Records excerpted from a collection
----

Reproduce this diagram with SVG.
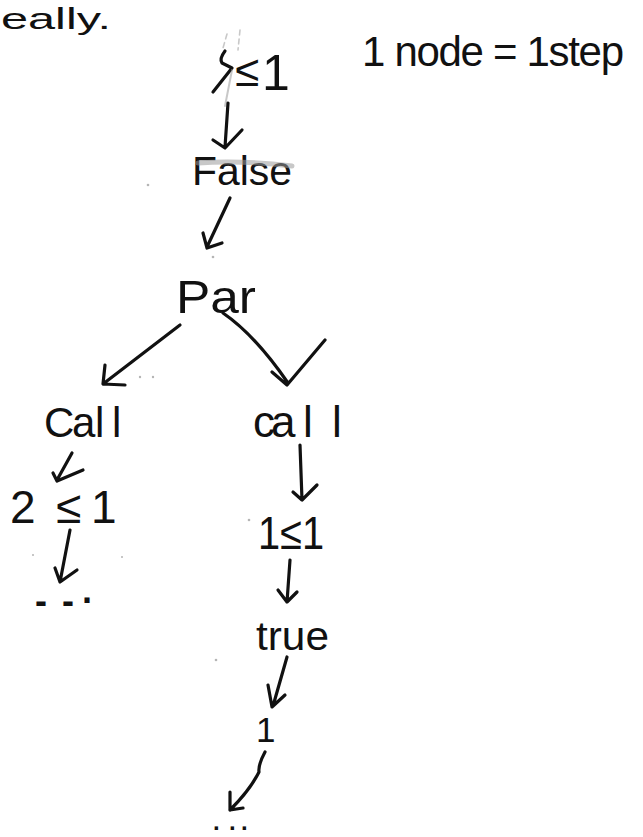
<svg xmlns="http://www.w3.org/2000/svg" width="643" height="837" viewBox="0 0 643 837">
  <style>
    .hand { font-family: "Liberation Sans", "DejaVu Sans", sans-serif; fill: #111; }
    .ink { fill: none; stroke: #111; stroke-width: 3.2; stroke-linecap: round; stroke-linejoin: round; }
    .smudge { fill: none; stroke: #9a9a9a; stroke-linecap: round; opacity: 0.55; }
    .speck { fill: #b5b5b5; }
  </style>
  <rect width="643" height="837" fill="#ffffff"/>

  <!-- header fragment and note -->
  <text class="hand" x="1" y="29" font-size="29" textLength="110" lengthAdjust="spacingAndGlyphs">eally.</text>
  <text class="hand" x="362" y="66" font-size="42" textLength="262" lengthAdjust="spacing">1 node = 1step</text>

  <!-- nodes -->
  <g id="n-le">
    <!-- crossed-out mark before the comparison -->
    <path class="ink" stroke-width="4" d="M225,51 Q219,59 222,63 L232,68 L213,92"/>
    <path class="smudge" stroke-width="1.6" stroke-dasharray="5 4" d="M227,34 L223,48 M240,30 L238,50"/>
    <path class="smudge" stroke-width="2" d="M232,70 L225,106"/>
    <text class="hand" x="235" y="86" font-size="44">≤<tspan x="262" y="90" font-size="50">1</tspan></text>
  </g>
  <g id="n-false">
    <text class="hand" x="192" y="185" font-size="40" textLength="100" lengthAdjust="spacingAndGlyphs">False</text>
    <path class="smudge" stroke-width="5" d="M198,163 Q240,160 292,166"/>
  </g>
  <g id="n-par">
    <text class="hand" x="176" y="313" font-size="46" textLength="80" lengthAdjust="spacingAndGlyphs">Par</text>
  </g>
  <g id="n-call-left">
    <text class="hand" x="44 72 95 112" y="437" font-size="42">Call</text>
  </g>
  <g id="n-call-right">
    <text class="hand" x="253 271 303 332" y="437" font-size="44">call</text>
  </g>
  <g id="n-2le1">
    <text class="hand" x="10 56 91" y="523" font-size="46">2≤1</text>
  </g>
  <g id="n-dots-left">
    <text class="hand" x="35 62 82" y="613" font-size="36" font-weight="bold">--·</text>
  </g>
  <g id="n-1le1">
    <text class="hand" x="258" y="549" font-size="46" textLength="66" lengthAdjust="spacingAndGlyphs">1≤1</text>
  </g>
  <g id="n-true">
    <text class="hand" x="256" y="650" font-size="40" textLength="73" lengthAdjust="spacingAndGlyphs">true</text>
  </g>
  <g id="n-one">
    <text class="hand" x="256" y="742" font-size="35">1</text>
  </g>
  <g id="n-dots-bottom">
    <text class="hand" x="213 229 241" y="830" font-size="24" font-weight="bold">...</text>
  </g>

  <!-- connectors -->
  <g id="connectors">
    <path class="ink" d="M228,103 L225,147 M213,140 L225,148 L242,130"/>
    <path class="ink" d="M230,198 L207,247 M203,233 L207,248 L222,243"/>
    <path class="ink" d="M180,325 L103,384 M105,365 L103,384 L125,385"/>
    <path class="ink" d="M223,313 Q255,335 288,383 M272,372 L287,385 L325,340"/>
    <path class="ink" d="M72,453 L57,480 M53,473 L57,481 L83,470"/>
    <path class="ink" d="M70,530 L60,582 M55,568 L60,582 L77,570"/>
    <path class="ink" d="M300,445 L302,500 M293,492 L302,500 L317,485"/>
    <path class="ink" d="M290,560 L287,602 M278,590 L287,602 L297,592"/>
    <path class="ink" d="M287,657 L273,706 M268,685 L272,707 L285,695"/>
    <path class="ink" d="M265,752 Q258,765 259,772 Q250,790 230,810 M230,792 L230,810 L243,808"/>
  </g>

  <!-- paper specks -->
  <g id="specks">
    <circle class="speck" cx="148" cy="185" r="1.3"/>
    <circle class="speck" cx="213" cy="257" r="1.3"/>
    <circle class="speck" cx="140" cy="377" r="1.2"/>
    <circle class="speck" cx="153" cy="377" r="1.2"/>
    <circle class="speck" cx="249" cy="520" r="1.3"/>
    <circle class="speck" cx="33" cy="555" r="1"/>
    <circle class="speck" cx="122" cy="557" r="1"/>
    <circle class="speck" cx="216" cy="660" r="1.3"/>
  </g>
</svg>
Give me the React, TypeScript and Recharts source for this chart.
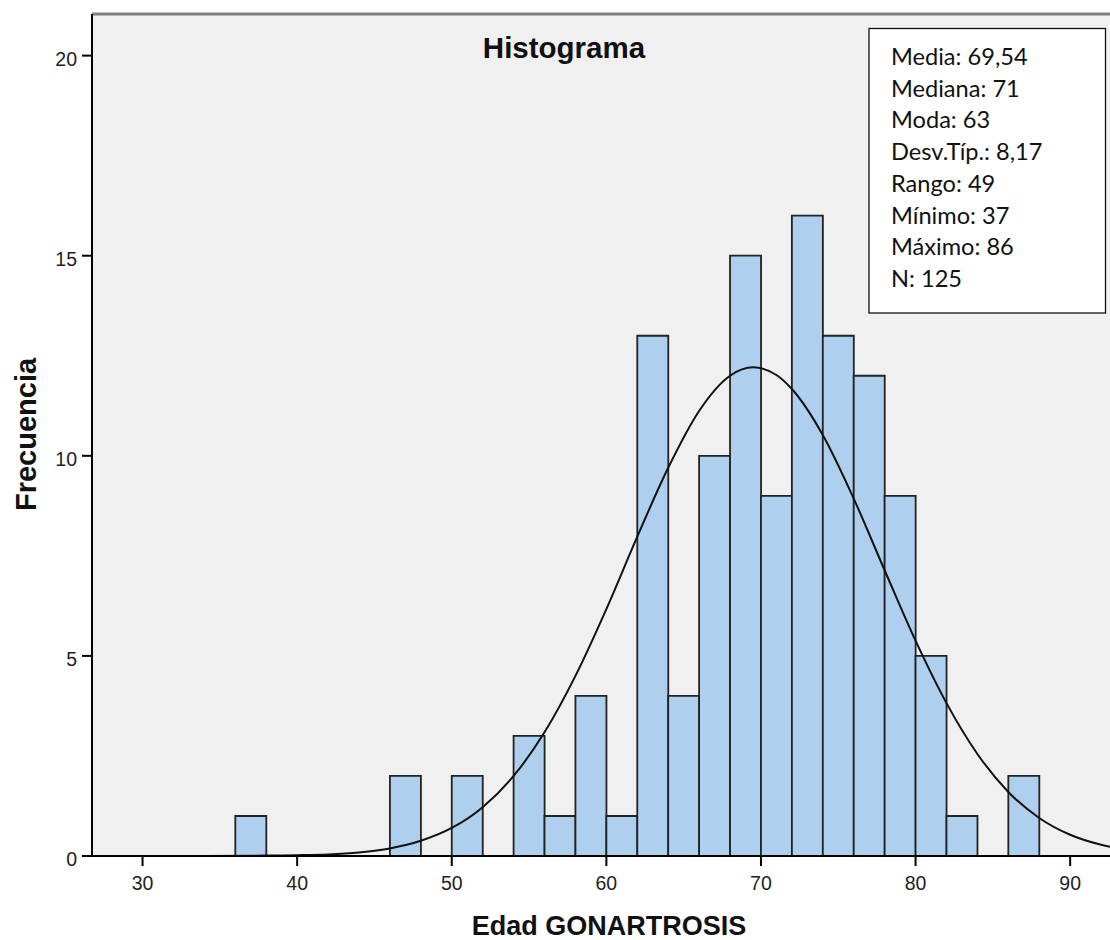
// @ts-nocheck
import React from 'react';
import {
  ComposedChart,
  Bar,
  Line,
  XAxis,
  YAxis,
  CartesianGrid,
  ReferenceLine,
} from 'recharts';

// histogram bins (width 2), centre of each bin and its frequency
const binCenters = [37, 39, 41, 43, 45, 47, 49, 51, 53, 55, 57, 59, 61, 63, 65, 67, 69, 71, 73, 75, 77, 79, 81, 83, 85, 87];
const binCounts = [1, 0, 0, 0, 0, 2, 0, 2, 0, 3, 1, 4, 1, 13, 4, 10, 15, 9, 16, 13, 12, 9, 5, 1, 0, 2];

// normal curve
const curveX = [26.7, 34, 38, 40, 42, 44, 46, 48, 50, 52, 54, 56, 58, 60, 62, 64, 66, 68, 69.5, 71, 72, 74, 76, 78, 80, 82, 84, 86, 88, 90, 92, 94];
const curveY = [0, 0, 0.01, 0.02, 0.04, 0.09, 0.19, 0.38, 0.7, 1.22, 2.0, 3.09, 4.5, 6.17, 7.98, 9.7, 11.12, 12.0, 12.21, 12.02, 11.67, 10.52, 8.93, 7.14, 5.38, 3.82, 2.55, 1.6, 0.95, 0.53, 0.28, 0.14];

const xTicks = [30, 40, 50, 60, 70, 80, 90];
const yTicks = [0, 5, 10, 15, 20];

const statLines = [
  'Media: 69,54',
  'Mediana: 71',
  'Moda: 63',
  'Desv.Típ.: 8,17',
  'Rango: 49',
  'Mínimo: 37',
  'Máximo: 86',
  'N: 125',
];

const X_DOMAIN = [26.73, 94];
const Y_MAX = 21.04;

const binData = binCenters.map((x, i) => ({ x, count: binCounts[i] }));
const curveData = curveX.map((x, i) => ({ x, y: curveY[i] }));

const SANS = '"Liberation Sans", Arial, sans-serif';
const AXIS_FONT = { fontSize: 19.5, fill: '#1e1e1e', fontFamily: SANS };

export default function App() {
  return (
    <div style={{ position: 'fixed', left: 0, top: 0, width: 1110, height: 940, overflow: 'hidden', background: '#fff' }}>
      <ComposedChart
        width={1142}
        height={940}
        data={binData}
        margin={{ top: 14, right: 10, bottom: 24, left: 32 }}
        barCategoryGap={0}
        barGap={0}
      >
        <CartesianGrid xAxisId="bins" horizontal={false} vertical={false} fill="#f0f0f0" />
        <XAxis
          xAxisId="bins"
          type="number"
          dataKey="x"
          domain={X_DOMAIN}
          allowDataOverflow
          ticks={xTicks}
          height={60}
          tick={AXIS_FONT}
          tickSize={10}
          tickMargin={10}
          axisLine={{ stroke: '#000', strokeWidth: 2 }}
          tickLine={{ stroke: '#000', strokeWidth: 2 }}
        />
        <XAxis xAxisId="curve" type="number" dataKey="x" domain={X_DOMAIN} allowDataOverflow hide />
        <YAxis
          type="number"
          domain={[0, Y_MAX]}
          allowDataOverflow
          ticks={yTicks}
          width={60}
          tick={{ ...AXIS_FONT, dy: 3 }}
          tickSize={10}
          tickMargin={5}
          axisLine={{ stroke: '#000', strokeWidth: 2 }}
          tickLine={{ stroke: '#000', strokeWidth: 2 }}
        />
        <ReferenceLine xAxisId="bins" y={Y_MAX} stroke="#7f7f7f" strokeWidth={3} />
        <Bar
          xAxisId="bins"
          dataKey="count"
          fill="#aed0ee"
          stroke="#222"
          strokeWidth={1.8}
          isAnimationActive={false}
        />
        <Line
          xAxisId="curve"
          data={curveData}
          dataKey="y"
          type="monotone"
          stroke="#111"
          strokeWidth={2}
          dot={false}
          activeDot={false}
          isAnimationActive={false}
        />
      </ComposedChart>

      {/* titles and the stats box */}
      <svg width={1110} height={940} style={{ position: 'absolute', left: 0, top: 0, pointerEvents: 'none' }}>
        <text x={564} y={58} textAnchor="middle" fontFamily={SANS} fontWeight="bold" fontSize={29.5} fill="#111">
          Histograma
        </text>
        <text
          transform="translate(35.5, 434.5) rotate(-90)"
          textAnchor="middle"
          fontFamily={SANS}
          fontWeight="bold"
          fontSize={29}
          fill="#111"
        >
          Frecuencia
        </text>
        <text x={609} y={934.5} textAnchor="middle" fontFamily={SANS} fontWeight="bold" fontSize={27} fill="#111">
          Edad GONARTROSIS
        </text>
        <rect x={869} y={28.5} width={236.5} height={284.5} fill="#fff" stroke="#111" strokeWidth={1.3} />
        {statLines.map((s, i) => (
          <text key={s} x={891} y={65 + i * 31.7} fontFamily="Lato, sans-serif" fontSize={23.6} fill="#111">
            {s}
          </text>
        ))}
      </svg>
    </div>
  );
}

----

Extract every line containing the string "this" from the material.

**Reply:**
Reproduce this diagram with SVG.
Give me the React, TypeScript and Recharts source for this chart.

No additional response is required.